CHARLOTTE, N.C. -- The widow of a man killed in a crash at a dangerous intersection in North Charlotte has rallied friends and neighbors to get the road redesigned. Now North Carolina DOT engineers are optimistic they’ll soon find funding to change the road.
(One personal disclosure: I was a personal friend of the man killed in this crash, Steve Hance.)
I didn’t call him Steve. Like many of his friends, I just called him “Flat Top.”
“His e-mail address was “flat top,” says his wife Carol Hance. “Every flat top,” she laughs, “Flat top was taken.”
He wasn’t in the military. But he was a pilot. That’s how he met Carol.
“He was a flight instructor when I was going to flight school,” she says.
Steve worked at the Home Depot near Lake Norman. He was a kind of jack-of-all-trades. In fact, he died driving to work. An apron signed by his friends and co-workers still hangs at a road sign at the intersection where he died, Reames Road and Metromont Industrial Boulevard.
In April of last year, an 18-wheeler driving northbound from Reames onto Metromont Industrial crossed into the southbound lane and T-boned Steve’s Jeep Cherokee, killing him.
“I got a phone call from someone at the trauma center at CMC saying he had been in an accident,” Carol remembers.
She spent the next week with her family in Pennsylvania. On her way back home, she stopped by the intersection where her husband was killed and took pictures, documenting the signs and the layout with a digital camera.
“I wasn't very comfortable doing it but it was one of those fears I had to face,” she says.
She began to research other crashes at the same intersection. Some were very much like Steve’s. Some not. According to the DOT, there had been six accidents in five years – two serious and one fatal – Steve’s.

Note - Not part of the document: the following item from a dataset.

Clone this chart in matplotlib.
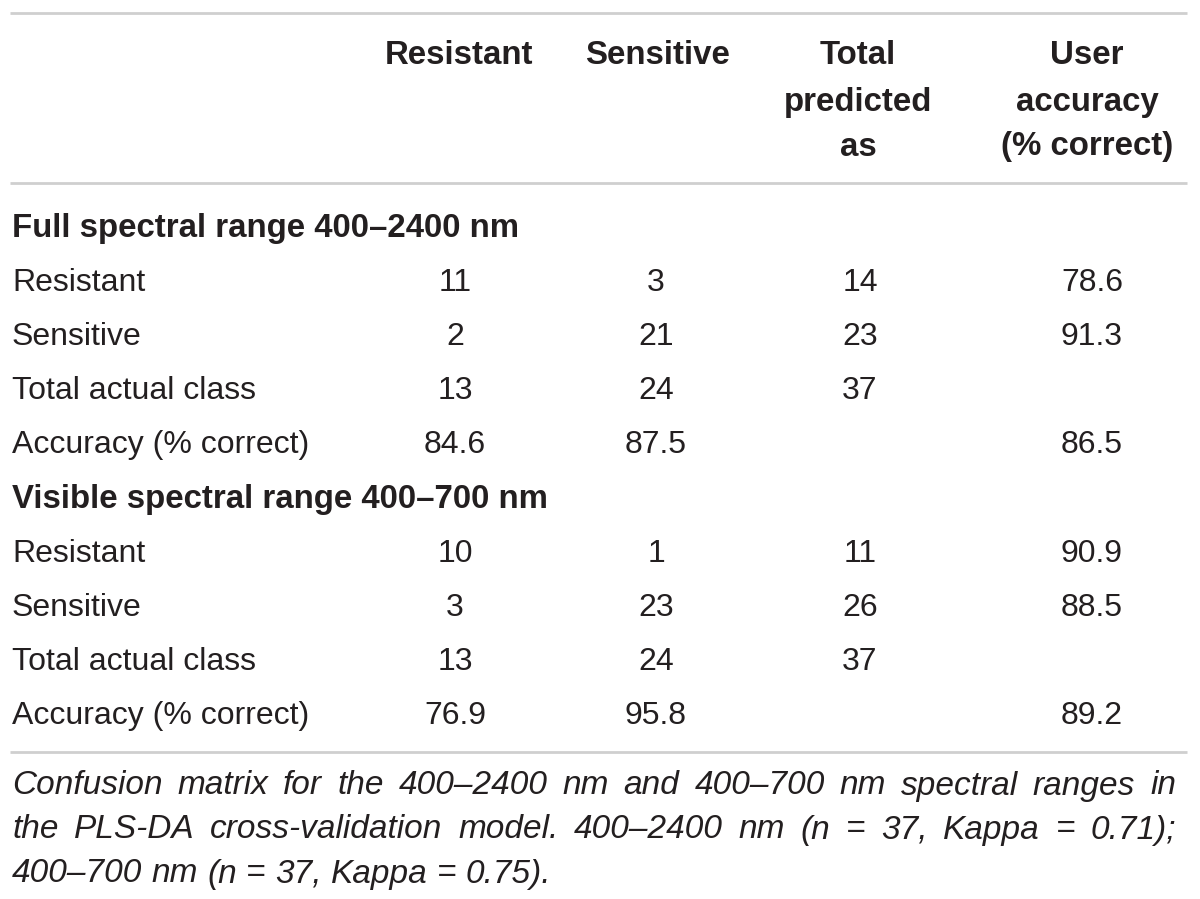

She wanted something done. But she says, “No one was going to listen to just me so I decided to enlist the help of my neighbors and friends.”
Many drivers use Reames Road as a cut-through from Old Statesville Road (115) to W.T. Harris Boulevard. “A lot of my neighbors use that road to get to the mall or (Interstate) 77,” says Carol.
But heavy truck traffic cuts straight across the southbound lanes of Reames to access Metromont Industrial.
Carol makes it clear that she doesn’t blame the DOT for her husband’s death. But she did ask neighbors, friends, and people at church to write the DOT about redesigning the intersection.
“I wasn't holding them responsible for what happened to Steve but I know that they are strongly committed to safety and could be part of the solution,” she says.
Now it looks like the DOT is listening.
“We drive the roads and our families drive the roads just as everyone else and we want to see them as safe as possible,” says Scott Cole, Division Traffic Engineer for the Division of Highways.
He shows a diagram of the proposed redesign – changing the intersection from a “Y” shape to a more pronounced “T” shape, Heavy truck drivers would have to slow down and make a more conscious left turn.
“I think it's an improvement,” says Carol.
Carol knows a redesign won’t bring Steve back. But it might save someone else.
“It’s only gotten as far as it has because of people’s willingness to get together and share their concerns,” she says.
Now the DOT is hopeful the intersection will qualify for state funding from a special pool of funds set aside to make roads safer.